Der Schlüssel liegt im strukturierten Vorgehen. Automatisierte Tools können frühzeitig im Entwicklungsprozess eingebunden werden und helfen, systematische Fehlerquellen bereits bei der Entstehung zu erkennen. In späteren Phasen – etwa vor dem Go-Live – empfiehlt sich ein vertieftes manuelles Audit, idealerweise ergänzt durch Tests mit Betroffenen. So entsteht ein mehrstufiges Prüfkonzept, das sowohl Breite als auch Tiefe abdeckt.
Viele Organisationen entscheiden sich zudem für regelmäßige, zyklische Prüfungen, um den barrierefreien Zustand ihrer digitalen Angebote dauerhaft sicherzustellen. Auch Monitoring-Tools können helfen, kontinuierlich automatisierte Checks durchzuführen und bei Verschlechterungen frühzeitig zu reagieren.
Rechtliche Perspektive: Rechenschaftspflicht und Nachweisführung
Rein rechtlich betrachtet spielt die Methodik der Tests eine nicht unerhebliche Rolle. Sowohl das Barrierefreiheitsstärkungsgesetz (BFSG) als auch die europäische Norm EN 301 549 schreiben die Einhaltung bestimmter Barrierefreiheitskriterien vor – und fordern eine dokumentierte Nachweisführung. Unternehmen und öffentliche Stellen müssen also nachweisen können, dass sie Barrierefreiheit nicht nur formal anstreben, sondern auch aktiv prüfen, evaluieren und umsetzen.

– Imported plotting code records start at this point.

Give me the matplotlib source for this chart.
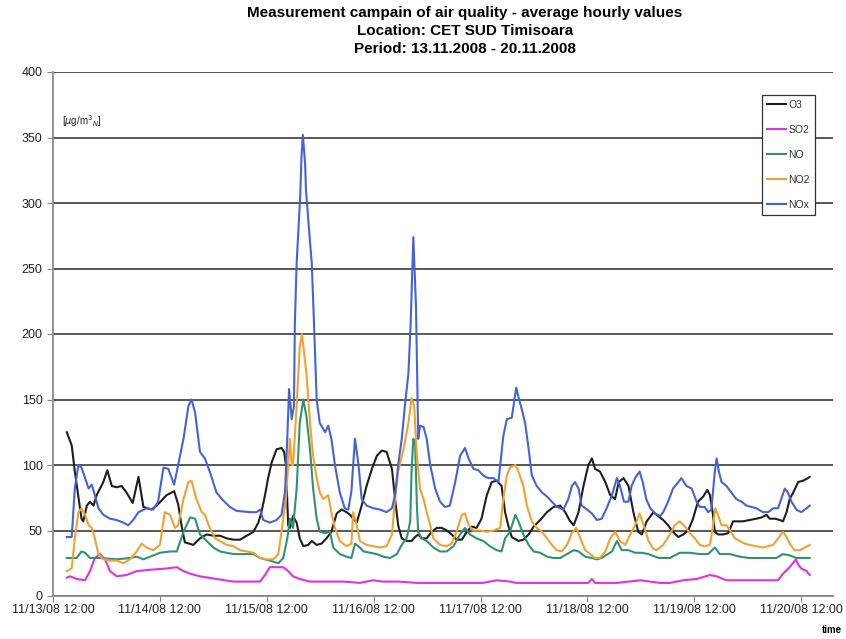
import numpy as np
import matplotlib
matplotlib.use('Agg')
import matplotlib.pyplot as plt

plt.rcParams['font.family'] = ['Liberation Sans', 'DejaVu Sans']

# hours since 11/13/08 12:00, value in ug/m3N
o3 = [(3.1, 125), (4.2, 115), (4.9, 95), (6.4, 59), (6.8, 57), (7.6, 69), (8.3, 72), (9.1, 69),
      (9.8, 77), (11.3, 87), (12.2, 96), (13.2, 84), (14.3, 83), (15.4, 84), (16.5, 79), (17.9, 71),
      (19.2, 91), (20.3, 68), (22.1, 66), (23.3, 69), (25.5, 77), (27.2, 80), (28.1, 70), (28.9, 53),
      (29.6, 41), (31.5, 39), (33.0, 44), (34.5, 47), (36.0, 46), (37.5, 46), (39.0, 44), (40.5, 43),
      (42.0, 43), (43.5, 46), (45.0, 49), (46.1, 56), (46.8, 64), (47.6, 77), (48.3, 90), (49.1, 102),
      (50.2, 112), (51.3, 113), (51.9, 110), (52.3, 100), (52.8, 54), (53.2, 52), (53.9, 61), (54.7, 56),
      (55.4, 44), (56.2, 38), (57.3, 39), (58.1, 42), (59.2, 39), (60.3, 40), (61.4, 44), (62.5, 49),
      (63.7, 63), (64.8, 66), (65.9, 64), (66.7, 62), (67.4, 59), (68.2, 56), (69.3, 69), (70.4, 84),
      (71.6, 97), (72.7, 107), (73.8, 111), (74.9, 110), (76.1, 97), (76.8, 74), (77.5, 54), (78.3, 44),
      (79.4, 42), (80.5, 42), (81.3, 45), (82.0, 47), (82.8, 44), (83.9, 44), (85.0, 49), (86.2, 52),
      (87.3, 52), (88.4, 50), (89.5, 47), (90.6, 43), (91.8, 43), (92.9, 49), (94.0, 53), (95.1, 52),
      (96.2, 59), (97.4, 77), (98.5, 87), (99.6, 88), (100.7, 84), (101.5, 64), (102.2, 54), (103.0, 45),
      (104.5, 42), (105.6, 43), (106.8, 47), (107.9, 53), (109.4, 58), (110.9, 64), (112.4, 68), (113.9, 69),
      (115.0, 64), (116.1, 57), (116.9, 54), (118.0, 64), (119.1, 84), (120.2, 100), (121.0, 105), (121.7, 97),
      (122.8, 95), (124.0, 87), (125.1, 77), (126.2, 74), (127.0, 87), (128.1, 90), (129.2, 84), (130.3, 64),
      (131.4, 49), (132.2, 47), (133.3, 57), (134.8, 64), (135.9, 61), (137.0, 58), (138.1, 54), (139.2, 49),
      (140.4, 45), (141.5, 47), (142.6, 50), (143.7, 59), (144.8, 72), (146.0, 76), (146.9, 81), (147.5, 77),
      (148.1, 64), (148.6, 49), (149.3, 47), (150.5, 47), (151.6, 48), (152.7, 57), (153.8, 57), (154.9, 57),
      (156.4, 58), (157.9, 59), (159.1, 60), (160.2, 62), (160.9, 59), (162.1, 59), (163.2, 58), (163.9, 57),
      (164.7, 64), (165.4, 74), (166.2, 79), (167.3, 87), (168.4, 88), (169.5, 90), (169.9, 91)]

so2 = [(3.1, 14), (3.8, 15), (5.3, 13), (7.2, 12), (8.3, 19), (9.4, 29), (10.5, 32), (11.7, 28),
       (12.8, 19), (14.3, 15), (16.5, 16), (18.8, 19), (21.8, 20), (25.5, 21), (27.8, 22), (29.3, 19),
       (30.8, 17), (33.0, 15), (36.7, 13), (40.5, 11), (44.2, 11), (46.5, 11), (47.6, 16), (48.7, 22),
       (50.2, 22), (51.7, 22), (52.8, 19), (53.9, 15), (55.4, 13), (57.7, 11), (61.4, 11), (65.2, 11),
       (68.9, 10), (71.9, 12), (74.0, 11), (77.5, 11), (81.7, 10), (89.1, 10), (96.6, 10), (99.6, 12),
       (102.6, 11), (104.0, 10), (112.0, 10), (120.2, 10), (121.0, 13), (121.7, 10), (126.6, 10),
       (131.9, 12), (136.3, 10), (138.5, 10), (141.5, 12), (144.5, 13), (147.5, 16), (149.0, 15),
       (151.2, 12), (154.9, 12), (158.7, 12), (162.8, 12), (163.9, 17), (165.4, 22), (166.8, 28),
       (167.3, 24), (168.0, 21), (169.2, 19), (169.9, 16)]

no = [(3.1, 29), (5.3, 29), (6.4, 34), (7.2, 33), (8.3, 29), (10.5, 29), (14.3, 28), (17.3, 29),
      (18.8, 30), (20.3, 28), (21.8, 30), (24.0, 33), (26.3, 34), (27.8, 34), (29.3, 49), (30.8, 60),
      (31.9, 59), (33.0, 47), (34.5, 42), (36.0, 37), (37.5, 34), (39.0, 33), (40.5, 32), (45.0, 32),
      (46.5, 29), (48.7, 27), (50.6, 25), (51.7, 29), (52.6, 44), (53.2, 59), (53.9, 52), (54.7, 82),
      (55.4, 132), (56.2, 150), (56.9, 137), (57.7, 112), (58.4, 82), (59.2, 59), (59.9, 49), (61.1, 48),
      (62.2, 49), (62.9, 37), (64.4, 32), (65.9, 30), (67.0, 29), (67.8, 40), (68.9, 37), (69.7, 34),
      (71.2, 33), (72.7, 32), (74.2, 30), (75.7, 29), (77.2, 32), (78.3, 39), (79.4, 44), (80.2, 57),
      (80.5, 95), (80.9, 120), (81.3, 117), (81.7, 69), (82.0, 49), (82.8, 44), (83.9, 42), (85.4, 37),
      (86.9, 34), (88.4, 34), (89.9, 38), (91.4, 47), (92.5, 52), (93.6, 47), (95.1, 44), (96.6, 42),
      (98.1, 38), (99.6, 35), (100.7, 34), (101.5, 44), (102.6, 49), (103.8, 62), (104.5, 57), (105.6, 47),
      (106.8, 39), (107.9, 34), (109.4, 33), (110.9, 30), (112.4, 29), (113.9, 29), (115.4, 32), (116.9, 35),
      (118.0, 34), (119.5, 30), (121.0, 29), (122.1, 28), (123.2, 29), (125.5, 34), (126.6, 42), (127.7, 35),
      (129.2, 35), (130.7, 33), (132.2, 33), (133.7, 32), (135.2, 30), (136.2, 29), (138.5, 29), (140.7, 33),
      (143.0, 33), (145.2, 32), (147.1, 32), (148.6, 37), (149.7, 32), (152.0, 32), (154.2, 30), (156.4, 29),
      (159.4, 29), (162.4, 29), (163.9, 32), (165.4, 31), (166.9, 29), (169.9, 29)]

no2 = [(3.1, 19), (4.2, 21), (4.9, 44), (5.7, 64), (6.4, 67), (7.2, 62), (8.0, 54), (8.7, 52),
       (9.4, 44), (10.2, 32), (11.3, 28), (12.8, 27), (14.3, 27), (15.8, 25), (17.3, 28), (18.8, 34),
       (19.9, 40), (21.0, 37), (22.5, 35), (24.0, 39), (25.1, 64), (26.3, 62), (27.4, 52), (28.1, 54),
       (29.3, 74), (30.4, 87), (31.1, 88), (32.2, 74), (33.4, 64), (34.1, 62), (35.2, 52), (36.4, 44),
       (37.5, 42), (39.0, 39), (40.5, 38), (42.0, 35), (43.5, 34), (45.0, 33), (46.5, 29), (48.0, 28),
       (49.5, 28), (50.6, 32), (51.3, 49), (51.9, 64), (52.3, 74), (52.7, 95), (53.2, 120), (53.6, 100),
       (53.9, 100), (54.7, 145), (55.4, 190), (55.9, 200), (56.9, 170), (57.7, 132), (58.4, 107), (59.2, 90),
       (59.9, 79), (60.7, 74), (61.8, 77), (62.5, 64), (63.3, 52), (64.4, 42), (65.9, 38), (67.0, 40),
       (67.4, 64), (68.2, 54), (68.9, 42), (70.4, 39), (71.9, 38), (73.4, 37), (74.9, 38), (76.1, 47),
       (76.8, 74), (77.5, 95), (78.7, 112), (79.8, 132), (80.5, 151), (81.1, 145), (81.7, 107), (82.4, 82),
       (83.2, 74), (83.9, 64), (84.7, 54), (85.4, 44), (86.9, 39), (88.4, 38), (89.5, 40), (90.6, 49),
       (91.8, 62), (92.5, 63), (93.3, 54), (94.4, 50), (95.9, 50), (97.4, 49), (98.9, 50), (100.4, 52),
       (101.1, 74), (101.9, 92), (102.6, 98), (103.8, 100), (104.5, 95), (105.6, 84), (106.4, 69),
       (107.5, 57), (108.6, 52), (109.8, 49), (110.9, 44), (112.0, 39), (113.1, 35), (114.2, 34),
       (115.4, 39), (116.5, 48), (117.5, 52), (118.4, 44), (119.5, 35), (120.6, 32), (121.7, 29),
       (122.8, 29), (124.0, 34), (125.1, 44), (126.2, 49), (127.3, 42), (128.5, 39), (129.6, 47),
       (130.7, 54), (131.7, 63), (132.6, 54), (133.7, 42), (134.8, 36), (135.5, 35), (137.0, 39),
       (138.5, 47), (139.6, 54), (140.7, 57), (141.9, 53), (143.0, 48), (144.1, 44), (145.2, 39),
       (146.3, 38), (147.5, 39), (148.2, 54), (148.7, 67), (149.3, 62), (150.1, 54), (151.2, 54),
       (152.0, 50), (153.1, 44), (154.2, 42), (155.3, 40), (156.4, 39), (157.9, 38), (159.4, 37),
       (160.6, 38), (161.7, 39), (162.8, 44), (163.9, 49), (164.7, 45), (165.4, 40), (166.5, 35),
       (167.7, 35), (168.8, 37), (169.9, 39)]

nox = [(3.1, 45), (4.2, 45), (4.9, 82), (5.7, 100), (6.4, 98), (7.2, 90), (8.0, 82), (8.7, 85),
       (9.4, 77), (10.2, 67), (11.3, 62), (12.8, 59), (14.3, 58), (15.8, 56), (16.9, 54), (18.0, 58),
       (19.2, 64), (21.0, 67), (22.5, 66), (23.6, 72), (24.8, 98), (25.9, 97), (27.2, 85), (28.1, 100),
       (29.3, 120), (30.4, 145), (31.1, 150), (31.9, 140), (33.0, 110), (34.1, 105), (35.2, 95),
       (36.7, 79), (38.2, 73), (39.7, 68), (41.2, 65), (44.2, 64), (45.7, 64), (46.5, 66), (47.2, 58),
       (48.7, 56), (50.2, 58), (51.3, 62), (52.1, 80), (52.6, 120), (53.0, 158), (53.6, 135), (54.1, 145),
       (54.3, 208), (54.7, 254), (55.5, 305), (55.8, 336), (56.1, 352), (56.6, 330), (56.8, 310),
       (57.5, 279), (58.1, 254), (58.6, 208), (59.2, 150), (59.9, 132), (61.1, 125), (61.8, 130),
       (62.5, 120), (63.3, 100), (64.4, 79), (65.5, 67), (66.3, 66), (67.0, 80), (67.8, 120), (68.6, 100),
       (69.3, 74), (70.4, 69), (71.9, 67), (73.4, 66), (74.9, 64), (76.1, 67), (76.8, 77), (77.5, 100),
       (78.3, 120), (79.0, 145), (79.8, 170), (80.3, 208), (80.9, 274), (81.5, 221), (82.0, 120),
       (82.4, 130), (83.2, 129), (83.9, 120), (84.7, 100), (85.8, 82), (86.9, 72), (88.0, 68), (89.1, 69),
       (90.3, 87), (91.4, 107), (92.5, 113), (93.3, 105), (94.4, 97), (95.5, 96), (96.6, 92), (97.7, 90),
       (98.9, 90), (100.0, 87), (101.1, 122), (101.9, 135), (103.0, 136), (104.0, 159), (104.5, 152),
       (105.3, 142), (106.0, 132), (106.8, 112), (107.5, 92), (108.6, 84), (109.8, 79), (110.9, 76),
       (112.0, 72), (113.1, 68), (114.6, 66), (115.7, 74), (116.5, 84), (117.2, 87), (118.0, 82),
       (118.7, 69), (119.9, 66), (121.0, 63), (122.1, 58), (123.2, 59), (124.3, 67), (125.5, 77),
       (126.6, 90), (127.3, 84), (128.2, 72), (129.2, 72), (129.9, 84), (130.7, 90), (131.7, 95),
       (132.4, 87), (133.2, 74), (134.1, 67), (135.2, 63), (136.3, 61), (137.0, 64), (138.1, 72),
       (139.2, 82), (140.4, 87), (141.1, 90), (142.2, 84), (143.4, 82), (144.5, 72), (145.2, 68),
       (146.3, 68), (147.1, 64), (147.8, 66), (148.6, 95), (149.0, 105), (149.5, 95), (150.1, 87),
       (151.2, 84), (152.3, 79), (153.4, 74), (154.6, 72), (155.7, 69), (156.8, 68), (157.9, 67),
       (159.4, 64), (160.6, 64), (161.7, 67), (162.8, 67), (163.5, 74), (164.3, 82), (165.0, 79),
       (165.8, 72), (166.9, 66), (168.0, 64), (169.2, 67), (169.9, 69)]

series_names = ['O3', 'SO2', 'NO', 'NO2', 'NOx']
series_colors = ['#1e1e1e', '#e030e0', '#2f9272', '#f2a12e', '#4563d8']
tick_hours = [0, 24, 48, 72, 96, 120, 144, 168]
tick_labels = ['11/13/08 12:00', '11/14/08 12:00', '11/15/08 12:00', '11/16/08 12:00',
               '11/17/08 12:00', '11/18/08 12:00', '11/19/08 12:00', '11/20/08 12:00']

W, H = 846, 639
fig = plt.figure(figsize=(W / 100, H / 100), dpi=100)
ax = fig.add_axes([53 / W, 1 - 596 / H, (833 - 53) / W, (596 - 72) / H])

for data, name, col in zip([o3, so2, no, no2, nox], series_names, series_colors):
    arr = np.array(data, dtype=float)
    ax.plot(arr[:, 0], arr[:, 1], color=col, lw=1.5, label=name)

ax.set_xlim(0, 780 / 4.454)
ax.set_ylim(0, 400)
ax.set_yticks(range(0, 401, 50))
ax.set_xticks(tick_hours)
ax.set_xticklabels(tick_labels)
ax.grid(axis='y', color='#4a4a4a', lw=1.3)
ax.set_axisbelow(True)
for s in ['top', 'right']:
    ax.spines[s].set_visible(False)
for s in ['left', 'bottom']:
    ax.spines[s].set_color('#8a8a8a')
    ax.spines[s].set_linewidth(1.3)
ax.tick_params(axis='both', direction='out', length=4, color='#8a8a8a',
               labelsize=9, labelcolor='#222222')
ax.tick_params(axis='x', pad=2)

ax.text(0.012, 0.906, r'[$\mu$g/m$^3$$_N$]', transform=ax.transAxes, fontsize=7,
        color='#222222', va='center')

leg = ax.legend(loc='upper left', bbox_to_anchor=(762 / W, 1 - 95 / H), bbox_transform=fig.transFigure,
                fancybox=False, edgecolor='#333333', framealpha=1, fontsize=7.5,
                handlelength=1.9, handletextpad=0.2, labelspacing=1.45, borderpad=0.45,
                borderaxespad=0)
leg.get_frame().set_linewidth(0.9)
for t in leg.get_texts():
    t.set_color('#333333')

fig.text(465 / W, 1 - 13 / H, 'Measurement campain of air quality - average hourly values',
         ha='center', va='center', fontsize=11, fontweight='bold')
fig.text(465 / W, 1 - 31 / H, 'Location: CET SUD Timisoara',
         ha='center', va='center', fontsize=11, fontweight='bold')
fig.text(465 / W, 1 - 49 / H, 'Period: 13.11.2008 - 20.11.2008',
         ha='center', va='center', fontsize=11, fontweight='bold')
fig.text(832 / W, 1 - 630 / H, 'time', ha='center', va='center', fontsize=7, fontweight='bold')

fig.savefig('out.png', dpi=100)
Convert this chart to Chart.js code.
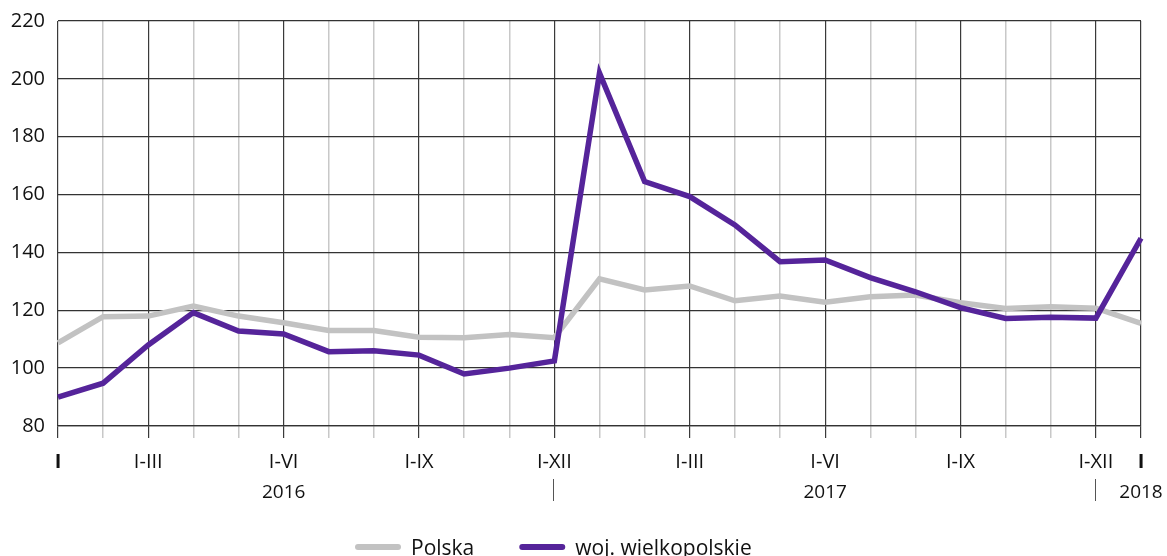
<!DOCTYPE html>
<html>
<head>
<meta charset="utf-8">
<script src="https://cdn.jsdelivr.net/npm/chart.js@4.4.1/dist/chart.umd.min.js"></script>
<style>
  html, body { margin: 0; padding: 0; background: #fff; }
  #wrap { width: 1167px; height: 556px; }
</style>
</head>
<body>
<div id="wrap"><canvas id="myChart" width="1167" height="556"></canvas></div>
<script>
/* global Chart */
var months = ['I 2016', 'II 2016', 'III 2016', 'IV 2016', 'V 2016', 'VI 2016', 'VII 2016', 'VIII 2016', 'IX 2016', 'X 2016', 'XI 2016', 'XII 2016',
  'I 2017', 'II 2017', 'III 2017', 'IV 2017', 'V 2017', 'VI 2017', 'VII 2017', 'VIII 2017', 'IX 2017', 'X 2017', 'XI 2017', 'XII 2017', 'I 2018']
var tickLabels = ['I', '', 'I-III', '', '', 'I-VI', '', '', 'I-IX', '', '', 'I-XII',
  '', '', 'I-III', '', '', 'I-VI', '', '', 'I-IX', '', '', 'I-XII', 'I']
var years = ['2016', '2017', '2018']
var yearAt = [5, 17, 24]
var yearBreaks = [11, 23]

var polska = [108.7, 117.8, 118, 121.5, 118, 115.7, 113, 113, 110.7, 110.5, 111.6, 110.5,
  130.9, 127, 128.4, 123.3, 124.9, 122.8, 124.7, 125.3, 122.6, 120.6, 121.2, 120.7, 115.5]
var wielkopolskie = [90, 94.8, 108, 119.2, 112.8, 111.8, 105.7, 106, 104.5, 98, 100, 102.5,
  202, 164.5, 159.3, 149.5, 136.8, 137.4, 131.3, 126.4, 120.9, 117.2, 117.6, 117.3, 144.9]

var FONT = '"Open Sans", "Noto Sans", sans-serif'
var GREY = '#c2c2c2'
var PURPLE = '#55249a'

// years under the axis, breaks and the legend
var extraLabels = {
  id: 'extraLabels',
  afterDraw: function (chart) {
    var ctx = chart.ctx
    var x = chart.scales.x
    ctx.save()
    ctx.font = '19px ' + FONT
    ctx.fillStyle = '#111'
    ctx.textAlign = 'center'
    ctx.textBaseline = 'middle'
    years.forEach(function (y, i) {
      ctx.fillText(y, x.getPixelForValue(yearAt[i]), 493)
    })
    ctx.strokeStyle = '#555'
    ctx.lineWidth = 1
    yearBreaks.forEach(function (i) {
      var px = Math.round(x.getPixelForValue(i)) - 0.5
      ctx.beginPath()
      ctx.moveTo(px, 479)
      ctx.lineTo(px, 501)
      ctx.stroke()
    })

    // legend
    var items = chart.data.datasets
    var cx = 358
    ctx.font = '21px ' + FONT
    ctx.textAlign = 'left'
    ctx.textBaseline = 'alphabetic'
    ctx.lineCap = 'round'
    ctx.lineWidth = 6
    items.forEach(function (ds) {
      ctx.strokeStyle = ds.borderColor
      ctx.beginPath()
      ctx.moveTo(cx, 547)
      ctx.lineTo(cx + 40, 547)
      ctx.stroke()
      cx += 53
      ctx.fillText(ds.label, cx, 555)
      cx += ctx.measureText(ds.label).width + 48
    })
    ctx.restore()
  }
}

var ctx = document.getElementById('myChart')
var myLineChart = new Chart(ctx, {
  type: 'line',
  data: {
    labels: months,
    datasets: [
      {
        label: 'Polska',
        data: polska,
        borderColor: GREY,
        backgroundColor: GREY,
        borderWidth: 5.5,
        pointRadius: 0,
        tension: 0,
        clip: false,
        order: 1
      },
      {
        label: 'woj. wielkopolskie',
        data: wielkopolskie,
        borderColor: PURPLE,
        backgroundColor: PURPLE,
        borderWidth: 5.5,
        pointRadius: 0,
        tension: 0,
        clip: false,
        order: 0
      }
    ]
  },
  options: {
    responsive: false,
    animation: false,
    layout: { padding: { top: 21, right: 26, bottom: 0, left: 0 } },
    plugins: {
      legend: { display: false },
      tooltip: { enabled: false }
    },
    scales: {
      x: {
        offset: false,
        afterFit: function (scale) { scale.height = 130 },
        grid: {
          color: function (c) { return tickLabels[c.index] ? '#3a3a3a' : '#c8c8c8' },
          lineWidth: function (c) { return tickLabels[c.index] ? 1.2 : 1.5 },
          tickLength: 12
        },
        border: { display: true, color: '#333', width: 1.3 },
        ticks: {
          autoSkip: false,
          maxRotation: 0,
          padding: 12,
          color: '#111',
          font: function (c) {
            return { family: FONT, size: 20, weight: tickLabels[c.index] === 'I' ? 'bold' : 'normal' }
          },
          callback: function (v, i) { return tickLabels[i] }
        }
      },
      y: {
        min: 80,
        max: 220,
        afterFit: function (scale) { scale.width = 58 },
        // invisible tick marks keep the labels off the axis without adding top padding
        grid: { color: '#333', lineWidth: 1.3, drawTicks: true, tickLength: 10, tickColor: 'rgba(0,0,0,0)' },
        border: { display: false },
        ticks: {
          stepSize: 20,
          padding: 3,
          color: '#111',
          font: { family: FONT, size: 20 }
        }
      }
    }
  },
  plugins: [extraLabels]
})
</script>
</body>
</html>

Hier kommt der Vorteil der automatisierten Verfahren zum Tragen: Sie sind wiederholbar, dokumentierbar und lassen sich als Teil eines Compliance-Managements etablieren. Manuelle Prüfungen hingegen erzeugen deutlich hochwertigere Nachweise über die tatsächliche Nutzbarkeit – sie werden insbesondere bei Schlichtungsverfahren, Klagen oder öffentlichem Druck zur entscheidenden Referenz.
Zukunftsperspektive: KI-basierte Tests und assistive Analyse
Mit dem Fortschritt in der künstlichen Intelligenz entwickeln sich auch die automatisierten Accessibility-Tools weiter. KI-basierte Analysewerkzeuge sind in der Lage, komplexere Muster zu erkennen – etwa ob die visuelle Hierarchie einer Seite konsistent ist oder ob ein Bild mit generiertem Alt-Text tatsächlich den semantischen Inhalt korrekt wiedergibt. Diese Verfahren können den manuellen Prüfaufwand verringern, ersetzen ihn aber nicht.
Auch semantische Analyse von Sprachinhalten, Simulationen unterschiedlicher Einschränkungen oder automatische Kontrastbewertungen in dynamischen Layouts gewinnen an Bedeutung. Dennoch bleibt das menschliche Urteil – insbesondere für kontextabhängige Fragestellungen – zentral.